### Data extract

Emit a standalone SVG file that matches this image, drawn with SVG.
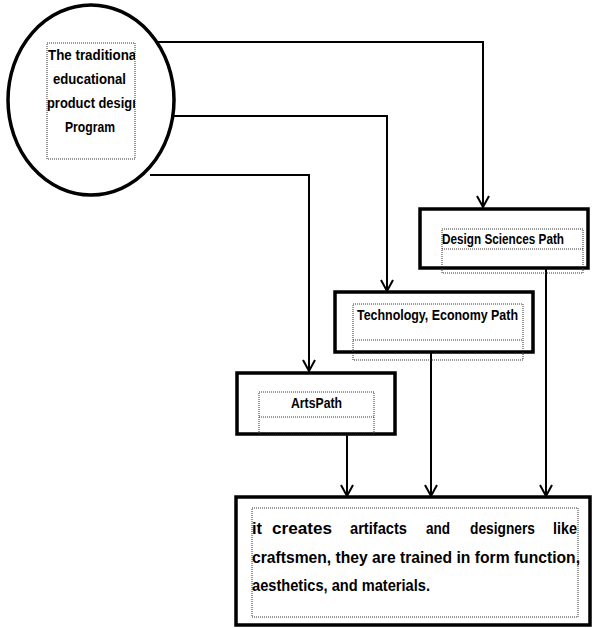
<svg xmlns="http://www.w3.org/2000/svg" width="593" height="628" viewBox="0 0 593 628">
<defs>
<marker id="arr" markerWidth="14" markerHeight="14" refX="13" refY="7" orient="auto" markerUnits="userSpaceOnUse" viewBox="0 0 14 14">
<path d="M2,1 L13,7 L2,13" fill="none" stroke="#000" stroke-width="2"/>
</marker>
<style>
.box{fill:#fff;stroke:#000;stroke-width:3.5}
.dot{fill:none;stroke:#333;stroke-width:1;stroke-dasharray:1 1}
.conn{fill:none;stroke:#000;stroke-width:2}
.t{font-family:"Liberation Sans",Arial,sans-serif;font-weight:bold;fill:#000}
</style>
<clipPath id="cp"><rect x="47" y="43" width="88" height="116"/></clipPath>
</defs>
<rect width="593" height="628" fill="#fff"/>
<g id="connectors">
<path class="conn" d="M155,42 H483 V207" marker-end="url(#arr)"/>
<path class="conn" d="M172,116 H387 V291" marker-end="url(#arr)"/>
<path class="conn" d="M150,175 H309 V371" marker-end="url(#arr)"/>
<path class="conn" d="M347,434 V496" marker-end="url(#arr)"/>
<path class="conn" d="M431,352 V496" marker-end="url(#arr)"/>
<path class="conn" d="M546,268 V496" marker-end="url(#arr)"/>
</g>
<g id="program">
<ellipse cx="91" cy="100" rx="83" ry="95" fill="#fff" stroke="#000" stroke-width="3.5"/>
<rect class="dot" x="47" y="43" width="88" height="116"/>
<g clip-path="url(#cp)" class="t" font-size="15">
<text x="48" y="60" textLength="92" lengthAdjust="spacingAndGlyphs">The traditional</text>
<text x="53" y="84" textLength="73" lengthAdjust="spacingAndGlyphs">educational</text>
<text x="47" y="108" textLength="93" lengthAdjust="spacingAndGlyphs">product design</text>
<text x="65" y="132" textLength="50" lengthAdjust="spacingAndGlyphs">Program</text>
</g>
</g>
<g id="design">
<rect class="box" x="420" y="209" width="168" height="59"/>
<rect class="dot" x="442" y="229" width="141" height="44"/>
<line class="dot" x1="442" y1="249" x2="583" y2="249"/>
<text class="t" x="442" y="244" font-size="15" textLength="122" lengthAdjust="spacingAndGlyphs">Design Sciences Path</text>
</g>
<g id="technology">
<rect class="box" x="335" y="292" width="198" height="60"/>
<rect class="dot" x="353" y="304" width="170" height="56"/>
<line class="dot" x1="353" y1="340" x2="523" y2="340"/>
<text class="t" x="357" y="320" font-size="15" textLength="161" lengthAdjust="spacingAndGlyphs">Technology, Economy Path</text>
</g>
<g id="arts">
<rect class="box" x="237" y="373" width="158" height="61"/>
<rect class="dot" x="259" y="392" width="115" height="43"/>
<line class="dot" x1="259" y1="417" x2="374" y2="417"/>
<text class="t" x="291" y="408" font-size="15" textLength="51" lengthAdjust="spacingAndGlyphs">ArtsPath</text>
</g>
<g id="result">
<rect class="box" x="236" y="497" width="354" height="128"/>
<rect class="dot" x="252" y="508" width="326" height="109"/>
<g class="t" font-size="17">
<text x="252" y="534" textLength="10" lengthAdjust="spacingAndGlyphs">it</text>
<text x="272" y="534" textLength="60" lengthAdjust="spacingAndGlyphs">creates</text>
<text x="350" y="534" textLength="57" lengthAdjust="spacingAndGlyphs">artifacts</text>
<text x="426" y="534" textLength="24" lengthAdjust="spacingAndGlyphs">and</text>
<text x="470" y="534" textLength="65" lengthAdjust="spacingAndGlyphs">designers</text>
<text x="553" y="534" textLength="24" lengthAdjust="spacingAndGlyphs">like</text>
<text x="252" y="563" textLength="328" lengthAdjust="spacingAndGlyphs">craftsmen, they are trained in form function,</text>
<text x="252" y="591" textLength="178" lengthAdjust="spacingAndGlyphs">aesthetics, and materials.</text>
</g>
</g>
</svg>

### Short exercise
Transcribe the whole listing exactly. Pictures stay out of your copy.

### Reply
Emit a standalone SVG file that matches this image, drawn with SVG.
<svg xmlns="http://www.w3.org/2000/svg" width="593" height="628" viewBox="0 0 593 628">
<defs>
<marker id="arr" markerWidth="14" markerHeight="14" refX="13" refY="7" orient="auto" markerUnits="userSpaceOnUse" viewBox="0 0 14 14">
<path d="M2,1 L13,7 L2,13" fill="none" stroke="#000" stroke-width="2"/>
</marker>
<style>
.box{fill:#fff;stroke:#000;stroke-width:3.5}
.dot{fill:none;stroke:#333;stroke-width:1;stroke-dasharray:1 1}
.conn{fill:none;stroke:#000;stroke-width:2}
.t{font-family:"Liberation Sans",Arial,sans-serif;font-weight:bold;fill:#000}
</style>
<clipPath id="cp"><rect x="47" y="43" width="88" height="116"/></clipPath>
</defs>
<rect width="593" height="628" fill="#fff"/>
<g id="connectors">
<path class="conn" d="M155,42 H483 V207" marker-end="url(#arr)"/>
<path class="conn" d="M172,116 H387 V291" marker-end="url(#arr)"/>
<path class="conn" d="M150,175 H309 V371" marker-end="url(#arr)"/>
<path class="conn" d="M347,434 V496" marker-end="url(#arr)"/>
<path class="conn" d="M431,352 V496" marker-end="url(#arr)"/>
<path class="conn" d="M546,268 V496" marker-end="url(#arr)"/>
</g>
<g id="program">
<ellipse cx="91" cy="100" rx="83" ry="95" fill="#fff" stroke="#000" stroke-width="3.5"/>
<rect class="dot" x="47" y="43" width="88" height="116"/>
<g clip-path="url(#cp)" class="t" font-size="15">
<text x="48" y="60" textLength="92" lengthAdjust="spacingAndGlyphs">The traditional</text>
<text x="53" y="84" textLength="73" lengthAdjust="spacingAndGlyphs">educational</text>
<text x="47" y="108" textLength="93" lengthAdjust="spacingAndGlyphs">product design</text>
<text x="65" y="132" textLength="50" lengthAdjust="spacingAndGlyphs">Program</text>
</g>
</g>
<g id="design">
<rect class="box" x="420" y="209" width="168" height="59"/>
<rect class="dot" x="442" y="229" width="141" height="44"/>
<line class="dot" x1="442" y1="249" x2="583" y2="249"/>
<text class="t" x="442" y="244" font-size="15" textLength="122" lengthAdjust="spacingAndGlyphs">Design Sciences Path</text>
</g>
<g id="technology">
<rect class="box" x="335" y="292" width="198" height="60"/>
<rect class="dot" x="353" y="304" width="170" height="56"/>
<line class="dot" x1="353" y1="340" x2="523" y2="340"/>
<text class="t" x="357" y="320" font-size="15" textLength="161" lengthAdjust="spacingAndGlyphs">Technology, Economy Path</text>
</g>
<g id="arts">
<rect class="box" x="237" y="373" width="158" height="61"/>
<rect class="dot" x="259" y="392" width="115" height="43"/>
<line class="dot" x1="259" y1="417" x2="374" y2="417"/>
<text class="t" x="291" y="408" font-size="15" textLength="51" lengthAdjust="spacingAndGlyphs">ArtsPath</text>
</g>
<g id="result">
<rect class="box" x="236" y="497" width="354" height="128"/>
<rect class="dot" x="252" y="508" width="326" height="109"/>
<g class="t" font-size="17">
<text x="252" y="534" textLength="10" lengthAdjust="spacingAndGlyphs">it</text>
<text x="272" y="534" textLength="60" lengthAdjust="spacingAndGlyphs">creates</text>
<text x="350" y="534" textLength="57" lengthAdjust="spacingAndGlyphs">artifacts</text>
<text x="426" y="534" textLength="24" lengthAdjust="spacingAndGlyphs">and</text>
<text x="470" y="534" textLength="65" lengthAdjust="spacingAndGlyphs">designers</text>
<text x="553" y="534" textLength="24" lengthAdjust="spacingAndGlyphs">like</text>
<text x="252" y="563" textLength="328" lengthAdjust="spacingAndGlyphs">craftsmen, they are trained in form function,</text>
<text x="252" y="591" textLength="178" lengthAdjust="spacingAndGlyphs">aesthetics, and materials.</text>
</g>
</g>
</svg>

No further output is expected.